Even if the beavers in question aren’t put off by a human within the extended area around their home, there’s still a necessity to ensure that the camera systems used to capture life in and around their habitat aren’t intrusive or disruptive (or even noticeable at all). The infrared camera that “Yellowstone Live” is using for its beaver lodge segments is roughly the size of a fist, which can be inconspicuous in lodges that can range from six to 12 feet in diameter.

Hogan said the best result is to take care and build it in seamlessly into the rear wall of the lodge. Installing the main camera is a process that Hogan says involves the two most basic implements that any cameraperson can have.

“I actually don’t use any tools whatsoever. Getting into a lodge, I use my bare hands so that if it takes any more strength, I just don’t do it. Usually any of the mud that’s been packed on the lodge last fall in preparation for winter is now drying and crumbling. And you can literally see into the lodge. I’ll just only use my fingers to pull it away,” Hogan said. “These are the kind of structures I like to work with, where you do a very minimal amount of intrusion. Often times what I’ll do is wait for the beavers to go out at night to go and do their thing. I’ll get in there, stick in the little camera, cover it all up and then back off. And when they do come back in, you can see their reaction. Usually they don’t even know you’ve been there or that there’s a camera watching. And that’s the perfect ideal situation.”

The beaver footage works on a warm-and-fuzzy audience reaction level (“Your eyes are going to get cavities watching that stuff, because it’s just the most incredible footage you’ll ever see,” said co-host Josh Elliott), but there’s also a practical benefit to having a camera setup like this. Much of the producing team behind “Yellowstone Live” also worked on the six-part NatGeo series “Hostile Planet,” which also featured a large amount of field research and lengthy observation stints. In turn, these productions can then share any new knowledge with independent scientists and researchers.

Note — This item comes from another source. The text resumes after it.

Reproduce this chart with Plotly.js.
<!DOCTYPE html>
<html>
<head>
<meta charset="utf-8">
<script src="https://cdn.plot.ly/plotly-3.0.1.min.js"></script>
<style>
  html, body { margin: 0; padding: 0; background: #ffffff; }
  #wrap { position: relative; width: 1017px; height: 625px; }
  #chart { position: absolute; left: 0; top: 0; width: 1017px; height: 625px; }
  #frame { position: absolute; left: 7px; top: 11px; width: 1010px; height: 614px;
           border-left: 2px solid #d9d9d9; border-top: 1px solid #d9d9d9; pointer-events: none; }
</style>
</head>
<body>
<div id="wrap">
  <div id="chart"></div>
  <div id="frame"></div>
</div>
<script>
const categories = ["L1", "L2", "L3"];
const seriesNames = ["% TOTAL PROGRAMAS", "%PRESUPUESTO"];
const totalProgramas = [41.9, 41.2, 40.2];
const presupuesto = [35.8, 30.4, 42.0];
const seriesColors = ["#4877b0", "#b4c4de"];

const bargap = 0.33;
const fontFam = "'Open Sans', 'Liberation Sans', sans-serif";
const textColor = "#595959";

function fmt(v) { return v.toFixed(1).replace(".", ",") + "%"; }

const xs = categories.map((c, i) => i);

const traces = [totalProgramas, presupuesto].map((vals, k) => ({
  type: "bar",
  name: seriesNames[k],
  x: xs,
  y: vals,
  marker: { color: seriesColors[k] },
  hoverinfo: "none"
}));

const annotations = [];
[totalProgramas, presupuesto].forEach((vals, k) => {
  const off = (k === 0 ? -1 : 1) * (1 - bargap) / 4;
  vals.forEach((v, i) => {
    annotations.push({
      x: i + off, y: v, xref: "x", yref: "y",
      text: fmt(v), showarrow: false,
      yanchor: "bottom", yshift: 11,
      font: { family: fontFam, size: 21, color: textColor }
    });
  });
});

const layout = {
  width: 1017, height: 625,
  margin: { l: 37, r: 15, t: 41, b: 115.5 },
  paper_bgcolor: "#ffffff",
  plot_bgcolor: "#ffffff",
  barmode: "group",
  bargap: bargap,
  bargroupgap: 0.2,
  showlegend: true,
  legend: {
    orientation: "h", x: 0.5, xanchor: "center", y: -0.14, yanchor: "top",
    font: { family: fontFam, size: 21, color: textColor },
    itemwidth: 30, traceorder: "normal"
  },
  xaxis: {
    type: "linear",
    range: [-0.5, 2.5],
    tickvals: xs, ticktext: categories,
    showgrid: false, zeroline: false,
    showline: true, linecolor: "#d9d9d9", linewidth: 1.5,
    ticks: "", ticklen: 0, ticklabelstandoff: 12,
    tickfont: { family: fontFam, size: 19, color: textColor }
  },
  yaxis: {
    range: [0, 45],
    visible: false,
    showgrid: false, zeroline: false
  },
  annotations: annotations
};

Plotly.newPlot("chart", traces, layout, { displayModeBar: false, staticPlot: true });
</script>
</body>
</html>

“It’s a very critical, mutually beneficial relationship to both parties,” executive producer Martha Holmes said. “It’s time in the field, access and cameras that they don’t necessarily have. But they have access in terms of knowing where everything is, and at what time of year. The first thing we do is start building those relationships very early on in our production.”

The pitch darkness inside the lodge is one of those unique areas that could lead to better understanding of how these animals exist in the wild. Beyond that, these beavers are just one of a number of species that “Yellowstone Live” is trying to track this year without the benefit of sunlight.

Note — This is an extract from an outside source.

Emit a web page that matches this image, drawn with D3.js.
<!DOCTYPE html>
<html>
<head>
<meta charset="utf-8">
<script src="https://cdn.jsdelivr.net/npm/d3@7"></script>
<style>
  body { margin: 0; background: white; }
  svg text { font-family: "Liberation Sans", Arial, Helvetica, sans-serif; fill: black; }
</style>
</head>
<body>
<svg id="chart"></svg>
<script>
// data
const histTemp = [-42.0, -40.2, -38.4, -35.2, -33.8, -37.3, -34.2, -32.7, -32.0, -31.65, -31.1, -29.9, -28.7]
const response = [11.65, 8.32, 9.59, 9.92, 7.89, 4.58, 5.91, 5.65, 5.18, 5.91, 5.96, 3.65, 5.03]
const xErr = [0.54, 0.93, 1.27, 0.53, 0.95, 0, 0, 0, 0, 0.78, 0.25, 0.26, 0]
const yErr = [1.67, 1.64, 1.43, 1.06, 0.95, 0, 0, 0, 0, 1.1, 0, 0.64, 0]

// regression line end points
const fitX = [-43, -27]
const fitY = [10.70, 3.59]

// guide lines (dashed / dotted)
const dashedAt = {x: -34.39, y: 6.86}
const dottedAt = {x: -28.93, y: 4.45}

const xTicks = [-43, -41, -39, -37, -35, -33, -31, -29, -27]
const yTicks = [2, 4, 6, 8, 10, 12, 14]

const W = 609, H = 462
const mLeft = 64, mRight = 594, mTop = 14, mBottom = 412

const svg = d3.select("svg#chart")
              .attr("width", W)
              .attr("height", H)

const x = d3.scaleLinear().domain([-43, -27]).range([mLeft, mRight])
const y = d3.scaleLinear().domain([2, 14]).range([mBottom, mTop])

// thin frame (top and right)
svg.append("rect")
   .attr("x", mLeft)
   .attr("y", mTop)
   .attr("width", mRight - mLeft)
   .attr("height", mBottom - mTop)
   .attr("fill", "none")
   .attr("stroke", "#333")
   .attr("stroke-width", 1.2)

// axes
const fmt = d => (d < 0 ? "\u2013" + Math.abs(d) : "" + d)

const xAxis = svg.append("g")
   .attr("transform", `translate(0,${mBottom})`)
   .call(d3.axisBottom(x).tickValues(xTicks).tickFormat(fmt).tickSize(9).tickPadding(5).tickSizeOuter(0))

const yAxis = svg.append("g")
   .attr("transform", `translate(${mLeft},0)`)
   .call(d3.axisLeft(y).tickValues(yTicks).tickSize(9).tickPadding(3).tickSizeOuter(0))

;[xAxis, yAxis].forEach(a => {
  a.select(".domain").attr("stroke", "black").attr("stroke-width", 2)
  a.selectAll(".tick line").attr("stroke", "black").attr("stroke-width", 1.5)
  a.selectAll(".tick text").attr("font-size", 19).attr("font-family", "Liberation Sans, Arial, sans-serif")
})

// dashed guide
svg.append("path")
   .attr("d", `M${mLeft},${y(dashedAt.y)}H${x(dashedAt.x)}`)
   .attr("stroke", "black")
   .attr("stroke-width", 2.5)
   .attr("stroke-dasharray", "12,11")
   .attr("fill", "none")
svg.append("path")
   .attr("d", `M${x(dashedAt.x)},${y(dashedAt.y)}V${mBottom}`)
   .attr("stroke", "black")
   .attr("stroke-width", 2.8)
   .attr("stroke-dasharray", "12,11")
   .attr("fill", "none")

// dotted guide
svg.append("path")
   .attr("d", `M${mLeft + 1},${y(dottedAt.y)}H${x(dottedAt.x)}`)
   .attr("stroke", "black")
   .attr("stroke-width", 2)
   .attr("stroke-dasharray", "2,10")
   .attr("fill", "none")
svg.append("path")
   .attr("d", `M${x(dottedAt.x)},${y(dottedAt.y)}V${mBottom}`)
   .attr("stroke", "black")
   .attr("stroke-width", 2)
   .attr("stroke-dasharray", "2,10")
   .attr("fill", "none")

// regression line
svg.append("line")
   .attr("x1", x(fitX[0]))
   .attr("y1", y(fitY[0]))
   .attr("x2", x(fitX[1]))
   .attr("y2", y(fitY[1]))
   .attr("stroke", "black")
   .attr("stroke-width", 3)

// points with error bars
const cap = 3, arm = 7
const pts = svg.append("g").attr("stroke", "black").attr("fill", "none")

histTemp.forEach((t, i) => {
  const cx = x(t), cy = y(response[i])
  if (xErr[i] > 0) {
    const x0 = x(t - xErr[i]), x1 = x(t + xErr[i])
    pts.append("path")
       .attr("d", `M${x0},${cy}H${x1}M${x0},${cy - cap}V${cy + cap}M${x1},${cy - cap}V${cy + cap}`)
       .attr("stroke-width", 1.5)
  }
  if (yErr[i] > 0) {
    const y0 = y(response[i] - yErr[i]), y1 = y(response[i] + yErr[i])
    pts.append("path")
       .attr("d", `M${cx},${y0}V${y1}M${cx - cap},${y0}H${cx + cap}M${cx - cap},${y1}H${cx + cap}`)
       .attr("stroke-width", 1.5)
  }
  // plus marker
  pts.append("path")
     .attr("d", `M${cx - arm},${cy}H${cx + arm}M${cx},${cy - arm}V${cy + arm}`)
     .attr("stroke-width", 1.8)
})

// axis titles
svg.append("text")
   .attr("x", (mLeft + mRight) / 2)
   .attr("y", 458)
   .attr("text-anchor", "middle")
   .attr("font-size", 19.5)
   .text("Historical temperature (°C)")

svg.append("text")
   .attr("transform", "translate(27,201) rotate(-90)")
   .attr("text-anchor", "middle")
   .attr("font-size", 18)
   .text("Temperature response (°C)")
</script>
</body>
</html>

“We’ve got our four cameras at the beaver lodge. One thing we’re really excited about is a long range thermal camera, which we’re using for the first time. When our normal cameras stopped rolling, this goes out at night,” executive producer James Smith said. “It registers heat signal and has got a range up to two miles. So there may be a wolf on a ridge hunting elk, and we can zoom into it and film it at night.”

Back in the lodge, the beavers are rodents, a corner of the animal kingdom not typically known for being the telegenic, audience-favorite type. But Hogan says that beavers offer an intriguing bit of human connection through the work they’re most well known for.

“Beavers in general are quite exciting. They’re eco-engineers. They build houses, they build dams, they control water flow, they chew down huge trees,” Hogan said. “It seems like once people get a little bit of a slice of life of a beaver, they get it. When they get to see some of the details of what beavers do to make a living, it captures everybody’s heart.”

“Yellowstone Live” airs nightly through Wednesday at 9 p.m. ET on NatGeo.